◆ **PROBLEM TO WORK ON**:
Your task is to give the listing below back word for word, pictures excluded.
--- Start DATA ---
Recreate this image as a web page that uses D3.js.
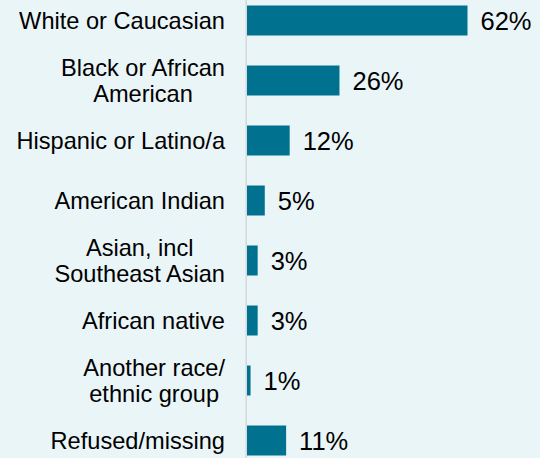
<!DOCTYPE html>
<html>
<head>
<meta charset="utf-8">
<script src="https://cdn.jsdelivr.net/npm/d3@7"></script>
<style>
  html, body { margin: 0; padding: 0; background: #eaf5f8; }
  svg { display: block; }
</style>
</head>
<body>
<svg id="chart" width="540" height="458"></svg>
<script>
// Race / ethnicity of respondents, share in percent
const categories = [
  "White or Caucasian",
  "Black or African\nAmerican",
  "Hispanic or Latino/a",
  "American Indian",
  "Asian, incl\nSoutheast Asian",
  "African native",
  "Another race/\nethnic group",
  "Refused/missing"
];
const values = [62, 26, 12, 5, 3, 3, 1, 11];
const valueLabels = ["62%", "26%", "12%", "5%", "3%", "3%", "1%", "11%"];

const W = 540, H = 458;
const axisX = 247;
const labelRight = 225;
const font = "'Liberation Sans', Arial, sans-serif";
const svg = d3.select("#chart");

svg.append("rect").attr("width", W).attr("height", H).attr("fill", "#eaf5f8");

const rows = categories.map((c, i) => ({ cat: c, value: values[i], label: valueLabels[i] }));

const y = d3.scaleBand()
  .domain(categories)
  .range([-9.5, 470.5])
  .paddingInner(0.5)
  .paddingOuter(0.25);

const x = d3.scaleLinear().domain([0, 62]).range([axisX, axisX + 220.5]);

// bars
svg.append("g").selectAll("rect").data(rows).join("rect")
  .attr("x", x(0))
  .attr("y", d => y(d.cat))
  .attr("width", d => x(d.value) - x(0))
  .attr("height", y.bandwidth())
  .attr("fill", "#00728f");

// category axis line
svg.append("line")
  .attr("x1", axisX - 0.8).attr("x2", axisX - 0.8)
  .attr("y1", 0).attr("y2", H)
  .attr("stroke", "#d6dadc").attr("stroke-width", 1.6);

// category labels: each block sits against the axis, lines centred within it
const lineH = 26.5;
const catG = svg.append("g")
  .attr("font-family", font)
  .attr("font-size", 23.6)
  .attr("fill", "#000");
rows.forEach(d => {
  const lines = d.cat.split("\n");
  const cy = y(d.cat) + y.bandwidth() / 2;
  const t = catG.append("text")
    .attr("text-anchor", "middle")
    .attr("y", cy - (lines.length - 1) * lineH / 2);
  const spans = lines.map((ln, j) =>
    t.append("tspan").attr("dy", j === 0 ? "0.35em" : lineH).text(ln));
  const maxW = d3.max(spans, s => s.node().getComputedTextLength());
  spans.forEach(s => s.attr("x", labelRight - maxW / 2));
});

// value labels
svg.append("g").selectAll("text").data(rows).join("text")
  .attr("x", d => x(d.value) + 13)
  .attr("y", d => y(d.cat) + y.bandwidth() / 2)
  .attr("dy", "0.36em")
  .attr("font-family", font)
  .attr("font-size", 25.5)
  .attr("fill", "#000")
  .text(d => d.label);
</script>
</body>
</html>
--- End DATA ---
◆ **WRITTEN RESPONSE**:
Recreate this image as a web page that uses D3.js.
<!DOCTYPE html>
<html>
<head>
<meta charset="utf-8">
<script src="https://cdn.jsdelivr.net/npm/d3@7"></script>
<style>
  html, body { margin: 0; padding: 0; background: #eaf5f8; }
  svg { display: block; }
</style>
</head>
<body>
<svg id="chart" width="540" height="458"></svg>
<script>
// Race / ethnicity of respondents, share in percent
const categories = [
  "White or Caucasian",
  "Black or African\nAmerican",
  "Hispanic or Latino/a",
  "American Indian",
  "Asian, incl\nSoutheast Asian",
  "African native",
  "Another race/\nethnic group",
  "Refused/missing"
];
const values = [62, 26, 12, 5, 3, 3, 1, 11];
const valueLabels = ["62%", "26%", "12%", "5%", "3%", "3%", "1%", "11%"];

const W = 540, H = 458;
const axisX = 247;
const labelRight = 225;
const font = "'Liberation Sans', Arial, sans-serif";
const svg = d3.select("#chart");

svg.append("rect").attr("width", W).attr("height", H).attr("fill", "#eaf5f8");

const rows = categories.map((c, i) => ({ cat: c, value: values[i], label: valueLabels[i] }));

const y = d3.scaleBand()
  .domain(categories)
  .range([-9.5, 470.5])
  .paddingInner(0.5)
  .paddingOuter(0.25);

const x = d3.scaleLinear().domain([0, 62]).range([axisX, axisX + 220.5]);

// bars
svg.append("g").selectAll("rect").data(rows).join("rect")
  .attr("x", x(0))
  .attr("y", d => y(d.cat))
  .attr("width", d => x(d.value) - x(0))
  .attr("height", y.bandwidth())
  .attr("fill", "#00728f");

// category axis line
svg.append("line")
  .attr("x1", axisX - 0.8).attr("x2", axisX - 0.8)
  .attr("y1", 0).attr("y2", H)
  .attr("stroke", "#d6dadc").attr("stroke-width", 1.6);

// category labels: each block sits against the axis, lines centred within it
const lineH = 26.5;
const catG = svg.append("g")
  .attr("font-family", font)
  .attr("font-size", 23.6)
  .attr("fill", "#000");
rows.forEach(d => {
  const lines = d.cat.split("\n");
  const cy = y(d.cat) + y.bandwidth() / 2;
  const t = catG.append("text")
    .attr("text-anchor", "middle")
    .attr("y", cy - (lines.length - 1) * lineH / 2);
  const spans = lines.map((ln, j) =>
    t.append("tspan").attr("dy", j === 0 ? "0.35em" : lineH).text(ln));
  const maxW = d3.max(spans, s => s.node().getComputedTextLength());
  spans.forEach(s => s.attr("x", labelRight - maxW / 2));
});

// value labels
svg.append("g").selectAll("text").data(rows).join("text")
  .attr("x", d => x(d.value) + 13)
  .attr("y", d => y(d.cat) + y.bandwidth() / 2)
  .attr("dy", "0.36em")
  .attr("font-family", font)
  .attr("font-size", 25.5)
  .attr("fill", "#000")
  .text(d => d.label);
</script>
</body>
</html>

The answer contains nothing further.